• [Short exercise] Produce an exact transcription of the listing below, omitting the pictures.

• [Data provided]
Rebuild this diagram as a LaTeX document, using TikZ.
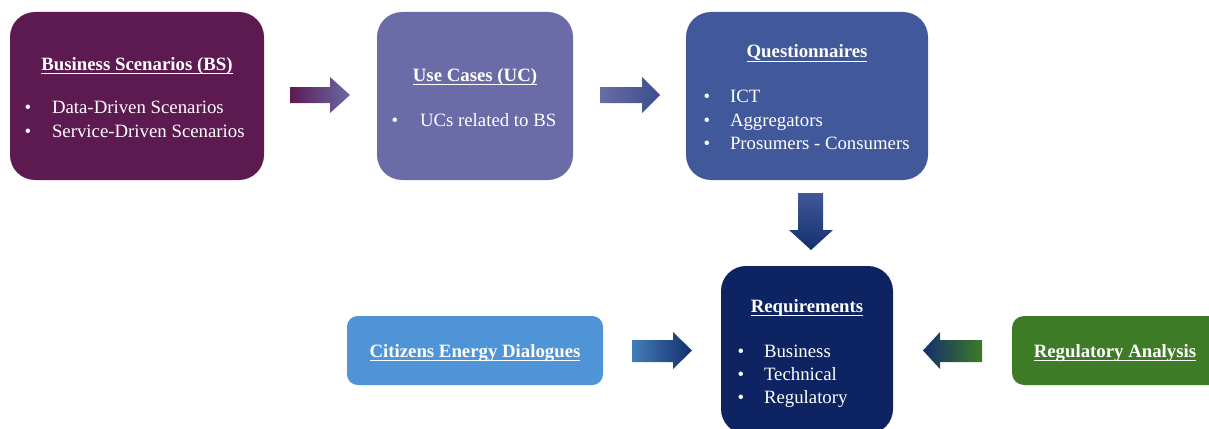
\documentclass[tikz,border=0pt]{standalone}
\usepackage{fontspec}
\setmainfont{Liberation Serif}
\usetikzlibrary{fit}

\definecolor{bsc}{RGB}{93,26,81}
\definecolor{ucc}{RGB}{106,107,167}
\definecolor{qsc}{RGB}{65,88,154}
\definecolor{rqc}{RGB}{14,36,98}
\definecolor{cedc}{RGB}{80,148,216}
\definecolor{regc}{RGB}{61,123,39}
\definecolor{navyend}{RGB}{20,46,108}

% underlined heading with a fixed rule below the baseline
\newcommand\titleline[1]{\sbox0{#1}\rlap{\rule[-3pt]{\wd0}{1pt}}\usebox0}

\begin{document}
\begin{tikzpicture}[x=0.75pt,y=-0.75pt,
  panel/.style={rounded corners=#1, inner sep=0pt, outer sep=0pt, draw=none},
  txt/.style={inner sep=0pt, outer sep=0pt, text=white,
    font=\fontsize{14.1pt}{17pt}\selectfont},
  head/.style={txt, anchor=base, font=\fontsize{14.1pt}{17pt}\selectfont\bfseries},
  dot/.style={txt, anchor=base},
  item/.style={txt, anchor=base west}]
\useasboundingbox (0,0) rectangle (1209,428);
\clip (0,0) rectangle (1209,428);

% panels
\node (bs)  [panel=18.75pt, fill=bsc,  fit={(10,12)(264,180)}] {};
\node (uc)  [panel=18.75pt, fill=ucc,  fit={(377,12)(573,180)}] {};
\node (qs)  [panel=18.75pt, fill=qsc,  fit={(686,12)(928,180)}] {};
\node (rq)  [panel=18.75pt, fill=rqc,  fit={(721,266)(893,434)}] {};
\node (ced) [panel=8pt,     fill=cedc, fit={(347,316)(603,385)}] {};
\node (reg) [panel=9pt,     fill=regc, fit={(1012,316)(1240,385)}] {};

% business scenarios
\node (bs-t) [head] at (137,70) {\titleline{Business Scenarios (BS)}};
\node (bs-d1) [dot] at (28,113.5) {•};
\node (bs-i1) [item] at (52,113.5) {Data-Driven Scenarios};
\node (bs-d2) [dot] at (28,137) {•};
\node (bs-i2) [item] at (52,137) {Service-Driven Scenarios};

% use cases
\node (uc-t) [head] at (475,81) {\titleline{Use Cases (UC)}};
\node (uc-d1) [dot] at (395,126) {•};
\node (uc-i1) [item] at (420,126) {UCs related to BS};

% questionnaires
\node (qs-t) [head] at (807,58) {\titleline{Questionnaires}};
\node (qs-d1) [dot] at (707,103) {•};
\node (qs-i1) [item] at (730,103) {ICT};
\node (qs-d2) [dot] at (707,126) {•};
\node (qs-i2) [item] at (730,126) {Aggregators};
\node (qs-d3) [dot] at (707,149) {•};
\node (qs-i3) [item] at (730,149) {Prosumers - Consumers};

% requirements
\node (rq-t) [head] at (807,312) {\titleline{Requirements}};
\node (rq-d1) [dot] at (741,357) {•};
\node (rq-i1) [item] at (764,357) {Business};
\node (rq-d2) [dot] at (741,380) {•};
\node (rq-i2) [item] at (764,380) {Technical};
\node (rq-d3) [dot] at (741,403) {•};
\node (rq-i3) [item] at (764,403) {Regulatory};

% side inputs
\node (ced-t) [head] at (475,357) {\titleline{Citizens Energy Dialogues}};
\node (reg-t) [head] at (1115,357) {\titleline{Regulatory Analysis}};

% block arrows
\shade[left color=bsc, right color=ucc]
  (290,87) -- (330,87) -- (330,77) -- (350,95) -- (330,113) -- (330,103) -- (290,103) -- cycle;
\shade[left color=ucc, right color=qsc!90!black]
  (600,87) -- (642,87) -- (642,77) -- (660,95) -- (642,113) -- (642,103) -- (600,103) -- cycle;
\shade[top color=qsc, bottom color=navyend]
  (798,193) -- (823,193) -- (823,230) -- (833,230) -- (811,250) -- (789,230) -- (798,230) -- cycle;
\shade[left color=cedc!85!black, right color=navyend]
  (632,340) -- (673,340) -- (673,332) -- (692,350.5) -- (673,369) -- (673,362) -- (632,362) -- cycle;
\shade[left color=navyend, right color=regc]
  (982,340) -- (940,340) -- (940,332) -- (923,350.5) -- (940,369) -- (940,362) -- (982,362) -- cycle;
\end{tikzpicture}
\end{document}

• [Task solution]
Rebuild this diagram as a LaTeX document, using TikZ.
\documentclass[tikz,border=0pt]{standalone}
\usepackage{fontspec}
\setmainfont{Liberation Serif}
\usetikzlibrary{fit}

\definecolor{bsc}{RGB}{93,26,81}
\definecolor{ucc}{RGB}{106,107,167}
\definecolor{qsc}{RGB}{65,88,154}
\definecolor{rqc}{RGB}{14,36,98}
\definecolor{cedc}{RGB}{80,148,216}
\definecolor{regc}{RGB}{61,123,39}
\definecolor{navyend}{RGB}{20,46,108}

% underlined heading with a fixed rule below the baseline
\newcommand\titleline[1]{\sbox0{#1}\rlap{\rule[-3pt]{\wd0}{1pt}}\usebox0}

\begin{document}
\begin{tikzpicture}[x=0.75pt,y=-0.75pt,
  panel/.style={rounded corners=#1, inner sep=0pt, outer sep=0pt, draw=none},
  txt/.style={inner sep=0pt, outer sep=0pt, text=white,
    font=\fontsize{14.1pt}{17pt}\selectfont},
  head/.style={txt, anchor=base, font=\fontsize{14.1pt}{17pt}\selectfont\bfseries},
  dot/.style={txt, anchor=base},
  item/.style={txt, anchor=base west}]
\useasboundingbox (0,0) rectangle (1209,428);
\clip (0,0) rectangle (1209,428);

% panels
\node (bs)  [panel=18.75pt, fill=bsc,  fit={(10,12)(264,180)}] {};
\node (uc)  [panel=18.75pt, fill=ucc,  fit={(377,12)(573,180)}] {};
\node (qs)  [panel=18.75pt, fill=qsc,  fit={(686,12)(928,180)}] {};
\node (rq)  [panel=18.75pt, fill=rqc,  fit={(721,266)(893,434)}] {};
\node (ced) [panel=8pt,     fill=cedc, fit={(347,316)(603,385)}] {};
\node (reg) [panel=9pt,     fill=regc, fit={(1012,316)(1240,385)}] {};

% business scenarios
\node (bs-t) [head] at (137,70) {\titleline{Business Scenarios (BS)}};
\node (bs-d1) [dot] at (28,113.5) {•};
\node (bs-i1) [item] at (52,113.5) {Data-Driven Scenarios};
\node (bs-d2) [dot] at (28,137) {•};
\node (bs-i2) [item] at (52,137) {Service-Driven Scenarios};

% use cases
\node (uc-t) [head] at (475,81) {\titleline{Use Cases (UC)}};
\node (uc-d1) [dot] at (395,126) {•};
\node (uc-i1) [item] at (420,126) {UCs related to BS};

% questionnaires
\node (qs-t) [head] at (807,58) {\titleline{Questionnaires}};
\node (qs-d1) [dot] at (707,103) {•};
\node (qs-i1) [item] at (730,103) {ICT};
\node (qs-d2) [dot] at (707,126) {•};
\node (qs-i2) [item] at (730,126) {Aggregators};
\node (qs-d3) [dot] at (707,149) {•};
\node (qs-i3) [item] at (730,149) {Prosumers - Consumers};

% requirements
\node (rq-t) [head] at (807,312) {\titleline{Requirements}};
\node (rq-d1) [dot] at (741,357) {•};
\node (rq-i1) [item] at (764,357) {Business};
\node (rq-d2) [dot] at (741,380) {•};
\node (rq-i2) [item] at (764,380) {Technical};
\node (rq-d3) [dot] at (741,403) {•};
\node (rq-i3) [item] at (764,403) {Regulatory};

% side inputs
\node (ced-t) [head] at (475,357) {\titleline{Citizens Energy Dialogues}};
\node (reg-t) [head] at (1115,357) {\titleline{Regulatory Analysis}};

% block arrows
\shade[left color=bsc, right color=ucc]
  (290,87) -- (330,87) -- (330,77) -- (350,95) -- (330,113) -- (330,103) -- (290,103) -- cycle;
\shade[left color=ucc, right color=qsc!90!black]
  (600,87) -- (642,87) -- (642,77) -- (660,95) -- (642,113) -- (642,103) -- (600,103) -- cycle;
\shade[top color=qsc, bottom color=navyend]
  (798,193) -- (823,193) -- (823,230) -- (833,230) -- (811,250) -- (789,230) -- (798,230) -- cycle;
\shade[left color=cedc!85!black, right color=navyend]
  (632,340) -- (673,340) -- (673,332) -- (692,350.5) -- (673,369) -- (673,362) -- (632,362) -- cycle;
\shade[left color=navyend, right color=regc]
  (982,340) -- (940,340) -- (940,332) -- (923,350.5) -- (940,369) -- (940,362) -- (982,362) -- cycle;
\end{tikzpicture}
\end{document}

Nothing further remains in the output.